[Source code of charts]
--------------------
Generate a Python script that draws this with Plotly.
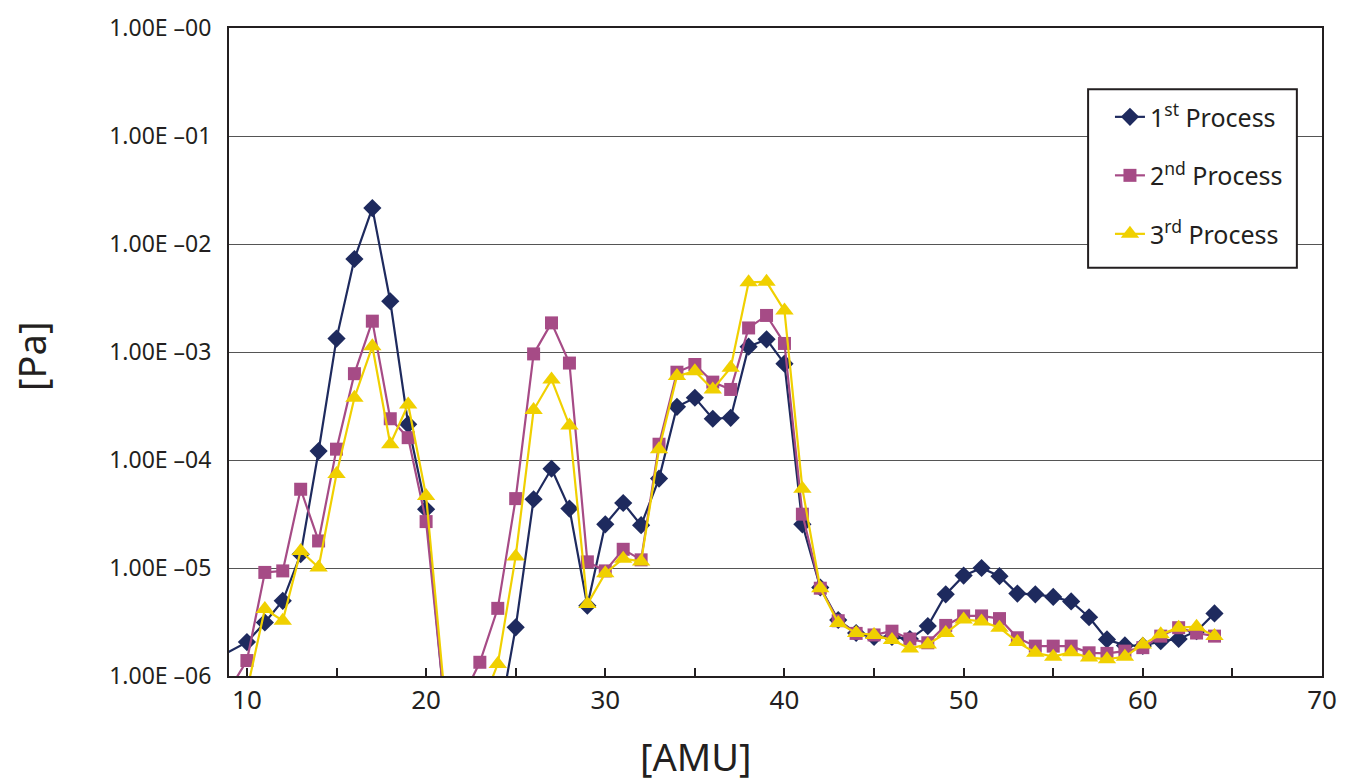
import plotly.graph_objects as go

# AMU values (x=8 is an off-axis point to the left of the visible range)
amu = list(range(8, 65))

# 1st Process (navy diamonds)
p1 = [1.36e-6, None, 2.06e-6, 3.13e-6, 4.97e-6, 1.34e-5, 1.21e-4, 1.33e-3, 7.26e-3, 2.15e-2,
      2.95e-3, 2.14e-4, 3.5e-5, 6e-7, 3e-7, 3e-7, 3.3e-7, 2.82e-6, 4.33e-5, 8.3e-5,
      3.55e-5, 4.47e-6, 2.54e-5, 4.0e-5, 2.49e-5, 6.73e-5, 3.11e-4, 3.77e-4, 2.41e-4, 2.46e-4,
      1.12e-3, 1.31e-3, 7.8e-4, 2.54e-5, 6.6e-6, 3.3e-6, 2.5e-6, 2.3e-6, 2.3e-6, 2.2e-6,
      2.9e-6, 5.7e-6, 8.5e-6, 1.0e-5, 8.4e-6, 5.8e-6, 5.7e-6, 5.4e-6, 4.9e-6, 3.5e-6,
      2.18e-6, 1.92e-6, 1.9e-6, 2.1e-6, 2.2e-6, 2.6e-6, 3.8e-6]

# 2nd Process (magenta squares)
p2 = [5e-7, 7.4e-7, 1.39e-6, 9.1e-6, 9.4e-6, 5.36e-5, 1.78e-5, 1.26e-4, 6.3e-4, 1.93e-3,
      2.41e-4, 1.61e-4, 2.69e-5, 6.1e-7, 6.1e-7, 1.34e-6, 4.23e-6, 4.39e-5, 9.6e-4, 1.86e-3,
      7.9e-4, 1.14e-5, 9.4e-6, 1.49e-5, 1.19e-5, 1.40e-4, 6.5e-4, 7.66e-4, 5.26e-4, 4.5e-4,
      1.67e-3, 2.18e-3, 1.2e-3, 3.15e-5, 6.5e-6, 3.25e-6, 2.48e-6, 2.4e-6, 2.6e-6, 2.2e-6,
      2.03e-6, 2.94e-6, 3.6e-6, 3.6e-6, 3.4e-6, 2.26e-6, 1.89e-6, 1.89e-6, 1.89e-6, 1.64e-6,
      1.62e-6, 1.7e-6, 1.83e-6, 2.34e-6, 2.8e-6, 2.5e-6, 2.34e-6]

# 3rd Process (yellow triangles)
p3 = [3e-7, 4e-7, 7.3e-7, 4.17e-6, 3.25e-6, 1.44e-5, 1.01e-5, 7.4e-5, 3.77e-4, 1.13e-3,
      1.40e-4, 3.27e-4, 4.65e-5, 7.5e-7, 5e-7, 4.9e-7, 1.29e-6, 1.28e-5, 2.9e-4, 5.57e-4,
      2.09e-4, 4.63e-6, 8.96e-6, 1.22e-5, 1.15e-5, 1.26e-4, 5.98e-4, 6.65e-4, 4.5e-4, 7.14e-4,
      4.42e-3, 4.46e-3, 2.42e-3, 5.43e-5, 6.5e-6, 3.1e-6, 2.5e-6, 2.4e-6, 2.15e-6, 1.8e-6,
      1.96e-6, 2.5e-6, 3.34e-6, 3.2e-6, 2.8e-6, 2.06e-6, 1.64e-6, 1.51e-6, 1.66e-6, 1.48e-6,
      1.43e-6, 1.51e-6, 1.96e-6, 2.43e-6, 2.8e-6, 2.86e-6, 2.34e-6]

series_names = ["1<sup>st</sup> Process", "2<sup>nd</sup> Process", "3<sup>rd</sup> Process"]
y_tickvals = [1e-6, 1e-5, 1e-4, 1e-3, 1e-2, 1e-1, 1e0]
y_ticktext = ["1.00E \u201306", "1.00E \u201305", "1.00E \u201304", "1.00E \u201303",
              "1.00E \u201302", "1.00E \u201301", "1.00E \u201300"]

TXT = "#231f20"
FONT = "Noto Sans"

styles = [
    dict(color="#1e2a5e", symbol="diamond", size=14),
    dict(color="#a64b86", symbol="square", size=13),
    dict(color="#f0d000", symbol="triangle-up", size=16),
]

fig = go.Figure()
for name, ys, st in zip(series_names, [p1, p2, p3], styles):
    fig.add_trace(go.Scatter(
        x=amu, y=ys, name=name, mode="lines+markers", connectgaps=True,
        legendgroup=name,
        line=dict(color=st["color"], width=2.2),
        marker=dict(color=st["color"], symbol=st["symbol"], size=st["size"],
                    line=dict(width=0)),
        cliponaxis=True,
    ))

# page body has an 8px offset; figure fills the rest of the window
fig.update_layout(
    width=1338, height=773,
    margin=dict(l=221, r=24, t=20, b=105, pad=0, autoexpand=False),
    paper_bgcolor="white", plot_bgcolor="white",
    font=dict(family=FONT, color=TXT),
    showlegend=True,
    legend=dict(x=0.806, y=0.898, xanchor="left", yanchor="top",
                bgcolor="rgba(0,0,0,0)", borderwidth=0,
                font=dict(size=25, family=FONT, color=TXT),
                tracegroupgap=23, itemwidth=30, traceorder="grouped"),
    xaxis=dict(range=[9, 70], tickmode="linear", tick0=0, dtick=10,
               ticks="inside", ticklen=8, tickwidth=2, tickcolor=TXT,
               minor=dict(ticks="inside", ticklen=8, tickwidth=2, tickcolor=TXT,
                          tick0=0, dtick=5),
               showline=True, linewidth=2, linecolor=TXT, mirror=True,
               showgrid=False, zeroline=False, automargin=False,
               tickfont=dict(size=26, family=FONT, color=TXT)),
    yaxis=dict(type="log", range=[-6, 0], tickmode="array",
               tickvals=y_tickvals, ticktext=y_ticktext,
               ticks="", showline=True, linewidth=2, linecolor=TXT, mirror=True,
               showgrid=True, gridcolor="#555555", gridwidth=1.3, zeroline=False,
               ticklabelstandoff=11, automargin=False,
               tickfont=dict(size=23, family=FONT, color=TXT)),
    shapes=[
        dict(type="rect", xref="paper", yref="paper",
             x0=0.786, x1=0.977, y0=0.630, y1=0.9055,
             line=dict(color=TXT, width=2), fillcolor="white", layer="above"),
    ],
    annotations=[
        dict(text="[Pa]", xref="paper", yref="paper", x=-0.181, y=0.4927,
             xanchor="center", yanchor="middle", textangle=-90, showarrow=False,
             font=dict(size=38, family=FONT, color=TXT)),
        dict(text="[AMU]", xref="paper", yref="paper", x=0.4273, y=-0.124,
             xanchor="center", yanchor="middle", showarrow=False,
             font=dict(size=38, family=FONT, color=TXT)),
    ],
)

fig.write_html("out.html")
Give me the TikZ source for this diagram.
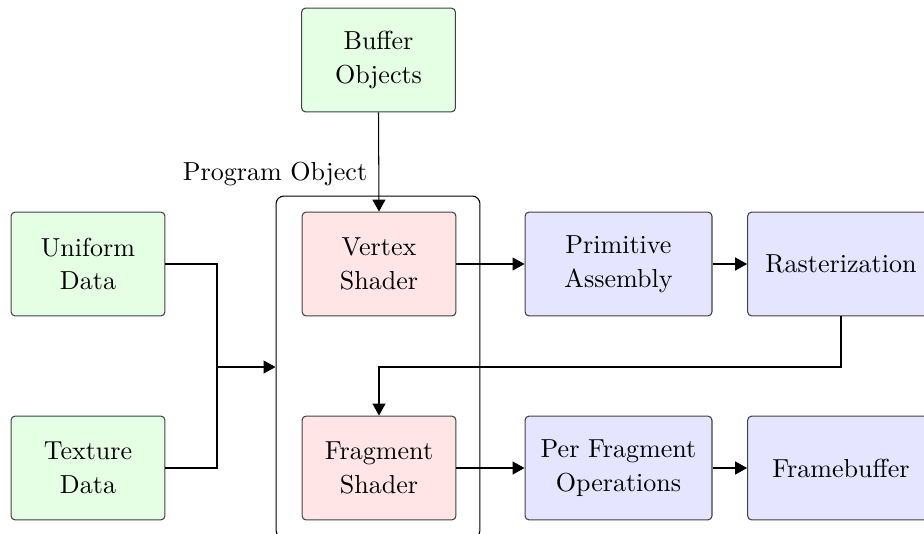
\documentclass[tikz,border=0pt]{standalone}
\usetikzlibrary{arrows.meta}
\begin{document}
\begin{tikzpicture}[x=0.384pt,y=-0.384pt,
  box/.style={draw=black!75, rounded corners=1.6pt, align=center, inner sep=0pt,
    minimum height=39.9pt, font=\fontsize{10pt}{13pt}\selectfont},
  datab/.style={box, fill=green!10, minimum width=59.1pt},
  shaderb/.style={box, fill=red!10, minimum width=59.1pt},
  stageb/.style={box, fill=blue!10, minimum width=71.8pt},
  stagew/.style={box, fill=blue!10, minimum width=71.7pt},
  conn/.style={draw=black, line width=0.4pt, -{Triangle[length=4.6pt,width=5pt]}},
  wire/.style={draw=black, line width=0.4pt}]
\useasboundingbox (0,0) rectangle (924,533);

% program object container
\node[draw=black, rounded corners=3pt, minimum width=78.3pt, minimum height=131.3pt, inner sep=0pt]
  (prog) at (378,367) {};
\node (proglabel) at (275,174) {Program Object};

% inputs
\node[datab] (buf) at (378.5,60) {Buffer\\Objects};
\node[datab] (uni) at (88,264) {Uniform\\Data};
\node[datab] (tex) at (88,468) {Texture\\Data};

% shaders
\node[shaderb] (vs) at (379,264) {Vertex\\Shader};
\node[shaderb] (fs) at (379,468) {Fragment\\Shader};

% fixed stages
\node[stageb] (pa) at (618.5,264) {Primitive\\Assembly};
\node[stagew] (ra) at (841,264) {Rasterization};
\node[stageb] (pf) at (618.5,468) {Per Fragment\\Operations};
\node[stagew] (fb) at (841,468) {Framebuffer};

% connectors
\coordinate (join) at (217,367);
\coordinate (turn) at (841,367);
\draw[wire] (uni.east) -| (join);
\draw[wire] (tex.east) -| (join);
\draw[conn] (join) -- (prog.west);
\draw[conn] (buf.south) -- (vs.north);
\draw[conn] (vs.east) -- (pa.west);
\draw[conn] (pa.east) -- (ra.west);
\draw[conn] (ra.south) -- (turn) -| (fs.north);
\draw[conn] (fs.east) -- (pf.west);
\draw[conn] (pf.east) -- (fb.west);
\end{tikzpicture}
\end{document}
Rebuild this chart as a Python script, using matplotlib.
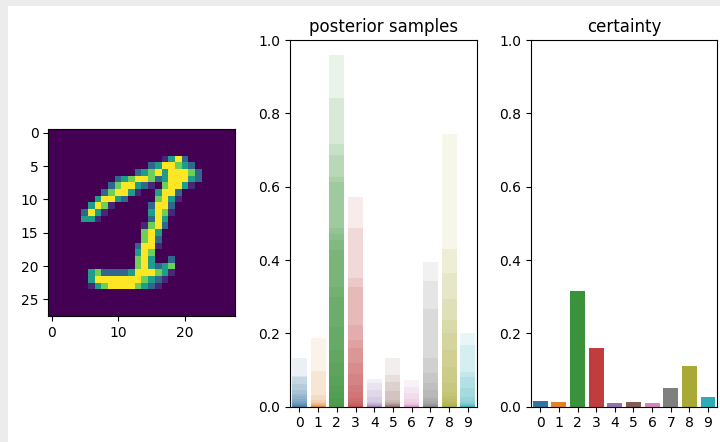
--------------------
Pick out all the lines with the word "script" in them and copy them.

## Problem solution
Generate a Python script that draws this with Plotly.
Rebuild this chart as a Python script, using matplotlib.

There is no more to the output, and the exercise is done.